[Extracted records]
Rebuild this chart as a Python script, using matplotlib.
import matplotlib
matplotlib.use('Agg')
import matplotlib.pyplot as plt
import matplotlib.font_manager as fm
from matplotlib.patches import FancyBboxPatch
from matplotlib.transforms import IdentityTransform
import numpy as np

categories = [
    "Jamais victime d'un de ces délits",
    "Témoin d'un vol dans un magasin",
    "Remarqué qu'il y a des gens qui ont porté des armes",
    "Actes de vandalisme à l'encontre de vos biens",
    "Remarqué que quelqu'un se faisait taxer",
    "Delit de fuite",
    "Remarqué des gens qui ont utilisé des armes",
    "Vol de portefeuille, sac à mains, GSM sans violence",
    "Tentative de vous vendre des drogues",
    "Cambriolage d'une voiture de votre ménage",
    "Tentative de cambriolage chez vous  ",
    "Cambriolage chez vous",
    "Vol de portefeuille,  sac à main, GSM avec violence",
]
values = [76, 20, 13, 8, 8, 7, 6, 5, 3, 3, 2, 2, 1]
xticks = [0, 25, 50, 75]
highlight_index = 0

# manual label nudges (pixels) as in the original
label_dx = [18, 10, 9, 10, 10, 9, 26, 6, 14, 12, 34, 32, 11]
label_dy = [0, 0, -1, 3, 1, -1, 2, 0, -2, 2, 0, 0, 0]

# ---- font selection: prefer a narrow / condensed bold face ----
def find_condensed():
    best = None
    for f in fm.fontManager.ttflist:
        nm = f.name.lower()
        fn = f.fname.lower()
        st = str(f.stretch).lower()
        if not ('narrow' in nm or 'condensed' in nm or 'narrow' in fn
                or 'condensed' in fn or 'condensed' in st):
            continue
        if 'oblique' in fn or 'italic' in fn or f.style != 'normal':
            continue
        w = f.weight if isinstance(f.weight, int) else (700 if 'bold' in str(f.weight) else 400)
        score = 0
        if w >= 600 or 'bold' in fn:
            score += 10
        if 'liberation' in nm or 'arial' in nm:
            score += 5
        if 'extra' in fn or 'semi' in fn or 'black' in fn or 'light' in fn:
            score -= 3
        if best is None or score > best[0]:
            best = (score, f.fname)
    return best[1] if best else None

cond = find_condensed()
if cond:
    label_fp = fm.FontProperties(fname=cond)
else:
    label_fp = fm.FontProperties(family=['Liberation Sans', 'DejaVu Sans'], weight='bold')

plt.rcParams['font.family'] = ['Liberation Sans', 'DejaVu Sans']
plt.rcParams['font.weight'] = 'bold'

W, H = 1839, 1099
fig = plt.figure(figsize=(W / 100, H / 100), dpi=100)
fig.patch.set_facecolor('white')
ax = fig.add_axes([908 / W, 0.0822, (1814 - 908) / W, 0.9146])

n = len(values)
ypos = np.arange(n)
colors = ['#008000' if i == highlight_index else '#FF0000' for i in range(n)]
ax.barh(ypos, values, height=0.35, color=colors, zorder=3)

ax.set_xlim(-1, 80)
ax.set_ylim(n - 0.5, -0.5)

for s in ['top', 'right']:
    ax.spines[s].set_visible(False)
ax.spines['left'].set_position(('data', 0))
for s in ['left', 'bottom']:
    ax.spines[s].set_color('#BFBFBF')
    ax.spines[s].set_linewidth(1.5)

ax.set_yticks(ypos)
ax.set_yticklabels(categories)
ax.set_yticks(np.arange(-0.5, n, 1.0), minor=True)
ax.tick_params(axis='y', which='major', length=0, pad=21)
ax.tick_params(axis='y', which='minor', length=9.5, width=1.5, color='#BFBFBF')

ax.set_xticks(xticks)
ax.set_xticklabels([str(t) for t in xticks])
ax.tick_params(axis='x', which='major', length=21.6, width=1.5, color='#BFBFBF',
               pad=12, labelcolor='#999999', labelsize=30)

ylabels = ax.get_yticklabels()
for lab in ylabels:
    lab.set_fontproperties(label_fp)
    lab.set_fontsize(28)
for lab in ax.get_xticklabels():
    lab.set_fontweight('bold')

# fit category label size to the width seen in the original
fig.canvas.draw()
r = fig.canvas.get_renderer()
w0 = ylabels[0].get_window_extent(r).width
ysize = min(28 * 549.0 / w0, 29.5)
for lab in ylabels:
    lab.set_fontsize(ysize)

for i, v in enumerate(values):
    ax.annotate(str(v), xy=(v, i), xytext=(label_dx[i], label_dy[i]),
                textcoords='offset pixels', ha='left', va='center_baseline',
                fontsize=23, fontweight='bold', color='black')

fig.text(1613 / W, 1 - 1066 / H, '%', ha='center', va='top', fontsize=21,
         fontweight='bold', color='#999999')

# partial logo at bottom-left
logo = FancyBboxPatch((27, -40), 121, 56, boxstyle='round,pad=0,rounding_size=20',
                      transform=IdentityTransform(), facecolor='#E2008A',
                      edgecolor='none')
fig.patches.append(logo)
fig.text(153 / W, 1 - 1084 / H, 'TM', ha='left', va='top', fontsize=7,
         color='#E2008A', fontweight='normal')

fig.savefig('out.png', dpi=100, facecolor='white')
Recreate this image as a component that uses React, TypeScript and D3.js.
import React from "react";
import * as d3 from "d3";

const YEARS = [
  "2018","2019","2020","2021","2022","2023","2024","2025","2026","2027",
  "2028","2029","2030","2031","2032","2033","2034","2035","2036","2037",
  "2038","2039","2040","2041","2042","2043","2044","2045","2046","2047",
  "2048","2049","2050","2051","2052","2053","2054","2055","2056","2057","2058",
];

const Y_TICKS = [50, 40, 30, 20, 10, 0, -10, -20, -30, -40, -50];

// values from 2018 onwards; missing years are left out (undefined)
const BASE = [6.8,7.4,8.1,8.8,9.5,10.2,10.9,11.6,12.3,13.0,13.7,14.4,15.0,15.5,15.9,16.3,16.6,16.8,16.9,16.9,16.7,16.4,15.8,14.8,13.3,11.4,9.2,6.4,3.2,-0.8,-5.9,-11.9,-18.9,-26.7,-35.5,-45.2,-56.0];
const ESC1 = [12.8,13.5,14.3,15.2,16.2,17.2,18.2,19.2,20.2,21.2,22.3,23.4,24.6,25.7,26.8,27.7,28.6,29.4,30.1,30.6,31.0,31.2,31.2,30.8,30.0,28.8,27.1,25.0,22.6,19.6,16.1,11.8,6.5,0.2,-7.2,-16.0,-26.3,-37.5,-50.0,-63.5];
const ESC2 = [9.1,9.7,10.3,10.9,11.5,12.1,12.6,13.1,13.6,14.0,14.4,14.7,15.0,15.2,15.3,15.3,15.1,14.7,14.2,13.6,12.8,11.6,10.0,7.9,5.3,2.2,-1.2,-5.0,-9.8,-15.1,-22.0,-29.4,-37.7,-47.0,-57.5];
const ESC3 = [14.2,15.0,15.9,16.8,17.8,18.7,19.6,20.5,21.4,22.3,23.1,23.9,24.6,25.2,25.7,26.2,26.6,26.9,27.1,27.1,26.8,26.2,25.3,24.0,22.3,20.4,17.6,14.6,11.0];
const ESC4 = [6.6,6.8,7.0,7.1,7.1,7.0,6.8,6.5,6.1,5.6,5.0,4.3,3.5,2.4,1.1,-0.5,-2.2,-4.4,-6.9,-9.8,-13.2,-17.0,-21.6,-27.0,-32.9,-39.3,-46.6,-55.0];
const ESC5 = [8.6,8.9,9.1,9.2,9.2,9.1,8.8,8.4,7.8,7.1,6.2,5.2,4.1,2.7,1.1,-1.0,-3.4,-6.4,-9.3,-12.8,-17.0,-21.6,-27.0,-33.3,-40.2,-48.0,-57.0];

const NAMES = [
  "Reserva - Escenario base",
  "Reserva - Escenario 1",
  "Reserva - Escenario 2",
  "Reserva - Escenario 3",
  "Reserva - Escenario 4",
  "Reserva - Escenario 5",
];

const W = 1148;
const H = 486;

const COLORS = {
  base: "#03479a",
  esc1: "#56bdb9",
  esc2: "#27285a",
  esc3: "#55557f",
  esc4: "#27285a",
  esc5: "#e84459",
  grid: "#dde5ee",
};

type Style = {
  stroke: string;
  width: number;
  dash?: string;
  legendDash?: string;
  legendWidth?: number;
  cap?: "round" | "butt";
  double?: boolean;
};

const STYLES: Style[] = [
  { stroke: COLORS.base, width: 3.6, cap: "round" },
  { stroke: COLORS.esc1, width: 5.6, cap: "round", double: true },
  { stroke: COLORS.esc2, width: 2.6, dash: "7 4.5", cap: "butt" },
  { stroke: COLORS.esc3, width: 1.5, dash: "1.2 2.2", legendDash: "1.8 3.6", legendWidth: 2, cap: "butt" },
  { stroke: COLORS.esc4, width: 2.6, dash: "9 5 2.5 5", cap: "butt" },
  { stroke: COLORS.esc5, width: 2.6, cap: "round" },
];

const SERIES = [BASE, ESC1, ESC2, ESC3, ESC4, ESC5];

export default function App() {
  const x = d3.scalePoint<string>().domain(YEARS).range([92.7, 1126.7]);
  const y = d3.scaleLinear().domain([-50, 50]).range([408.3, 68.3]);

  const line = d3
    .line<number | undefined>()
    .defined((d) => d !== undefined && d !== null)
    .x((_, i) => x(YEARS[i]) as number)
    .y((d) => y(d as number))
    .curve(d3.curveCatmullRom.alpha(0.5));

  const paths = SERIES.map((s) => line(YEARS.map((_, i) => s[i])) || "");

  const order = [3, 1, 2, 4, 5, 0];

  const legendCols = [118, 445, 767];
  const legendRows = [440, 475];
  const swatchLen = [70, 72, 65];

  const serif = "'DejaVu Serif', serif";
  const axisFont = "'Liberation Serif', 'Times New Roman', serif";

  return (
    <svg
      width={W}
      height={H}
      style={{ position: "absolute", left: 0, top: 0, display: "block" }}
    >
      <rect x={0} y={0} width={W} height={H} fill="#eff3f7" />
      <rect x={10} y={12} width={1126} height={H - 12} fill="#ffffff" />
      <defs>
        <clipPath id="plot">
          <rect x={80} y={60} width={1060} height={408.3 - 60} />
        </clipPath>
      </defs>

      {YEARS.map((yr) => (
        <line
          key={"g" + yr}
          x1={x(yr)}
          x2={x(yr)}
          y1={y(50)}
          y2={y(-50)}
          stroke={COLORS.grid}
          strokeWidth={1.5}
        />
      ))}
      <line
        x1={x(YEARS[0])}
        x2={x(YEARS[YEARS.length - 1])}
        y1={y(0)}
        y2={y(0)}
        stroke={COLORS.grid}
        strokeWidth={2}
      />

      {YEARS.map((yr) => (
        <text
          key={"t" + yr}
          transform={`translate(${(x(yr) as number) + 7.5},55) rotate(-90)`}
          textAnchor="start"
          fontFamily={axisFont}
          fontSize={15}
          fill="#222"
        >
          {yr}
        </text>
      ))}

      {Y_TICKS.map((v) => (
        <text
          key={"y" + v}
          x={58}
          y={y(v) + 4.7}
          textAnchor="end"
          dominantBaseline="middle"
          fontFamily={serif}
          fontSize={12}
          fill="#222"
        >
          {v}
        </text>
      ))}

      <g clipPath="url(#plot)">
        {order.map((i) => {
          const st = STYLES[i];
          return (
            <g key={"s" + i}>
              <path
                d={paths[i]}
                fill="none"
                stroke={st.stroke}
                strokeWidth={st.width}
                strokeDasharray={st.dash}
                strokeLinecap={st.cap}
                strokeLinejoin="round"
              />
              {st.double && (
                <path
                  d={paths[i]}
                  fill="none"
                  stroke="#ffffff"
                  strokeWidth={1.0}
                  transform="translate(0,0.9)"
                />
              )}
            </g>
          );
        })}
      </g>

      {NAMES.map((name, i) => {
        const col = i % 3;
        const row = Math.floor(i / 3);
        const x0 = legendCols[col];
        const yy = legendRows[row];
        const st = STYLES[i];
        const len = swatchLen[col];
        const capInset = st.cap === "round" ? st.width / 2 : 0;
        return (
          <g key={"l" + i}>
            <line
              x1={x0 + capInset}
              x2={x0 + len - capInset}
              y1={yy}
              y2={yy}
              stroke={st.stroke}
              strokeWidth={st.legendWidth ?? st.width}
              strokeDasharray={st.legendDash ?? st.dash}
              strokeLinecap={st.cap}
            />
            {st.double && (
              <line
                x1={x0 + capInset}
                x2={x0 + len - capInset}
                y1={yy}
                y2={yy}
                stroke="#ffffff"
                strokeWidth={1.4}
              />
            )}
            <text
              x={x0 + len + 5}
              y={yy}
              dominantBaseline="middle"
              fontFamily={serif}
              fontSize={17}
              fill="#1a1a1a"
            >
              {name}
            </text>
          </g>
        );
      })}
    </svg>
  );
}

■ **What to produce**
Write down again the exact lines running from the beginning of the data to the line containing "label_fp = fm.FontProperties(family=['Liberation", with both ends included.

■ **Result for this exercise**
Rebuild this chart as a Python script, using matplotlib.
import matplotlib
matplotlib.use('Agg')
import matplotlib.pyplot as plt
import matplotlib.font_manager as fm
from matplotlib.patches import FancyBboxPatch
from matplotlib.transforms import IdentityTransform
import numpy as np

categories = [
    "Jamais victime d'un de ces délits",
    "Témoin d'un vol dans un magasin",
    "Remarqué qu'il y a des gens qui ont porté des armes",
    "Actes de vandalisme à l'encontre de vos biens",
    "Remarqué que quelqu'un se faisait taxer",
    "Delit de fuite",
    "Remarqué des gens qui ont utilisé des armes",
    "Vol de portefeuille, sac à mains, GSM sans violence",
    "Tentative de vous vendre des drogues",
    "Cambriolage d'une voiture de votre ménage",
    "Tentative de cambriolage chez vous  ",
    "Cambriolage chez vous",
    "Vol de portefeuille,  sac à main, GSM avec violence",
]
values = [76, 20, 13, 8, 8, 7, 6, 5, 3, 3, 2, 2, 1]
xticks = [0, 25, 50, 75]
highlight_index = 0

# manual label nudges (pixels) as in the original
label_dx = [18, 10, 9, 10, 10, 9, 26, 6, 14, 12, 34, 32, 11]
label_dy = [0, 0, -1, 3, 1, -1, 2, 0, -2, 2, 0, 0, 0]

# ---- font selection: prefer a narrow / condensed bold face ----
def find_condensed():
    best = None
    for f in fm.fontManager.ttflist:
        nm = f.name.lower()
        fn = f.fname.lower()
        st = str(f.stretch).lower()
        if not ('narrow' in nm or 'condensed' in nm or 'narrow' in fn
                or 'condensed' in fn or 'condensed' in st):
            continue
        if 'oblique' in fn or 'italic' in fn or f.style != 'normal':
            continue
        w = f.weight if isinstance(f.weight, int) else (700 if 'bold' in str(f.weight) else 400)
        score = 0
        if w >= 600 or 'bold' in fn:
            score += 10
        if 'liberation' in nm or 'arial' in nm:
            score += 5
        if 'extra' in fn or 'semi' in fn or 'black' in fn or 'light' in fn:
            score -= 3
        if best is None or score > best[0]:
            best = (score, f.fname)
    return best[1] if best else None

cond = find_condensed()
if cond:
    label_fp = fm.FontProperties(fname=cond)
else:
    label_fp = fm.FontProperties(family=['Liberation Sans', 'DejaVu Sans'], weight='bold')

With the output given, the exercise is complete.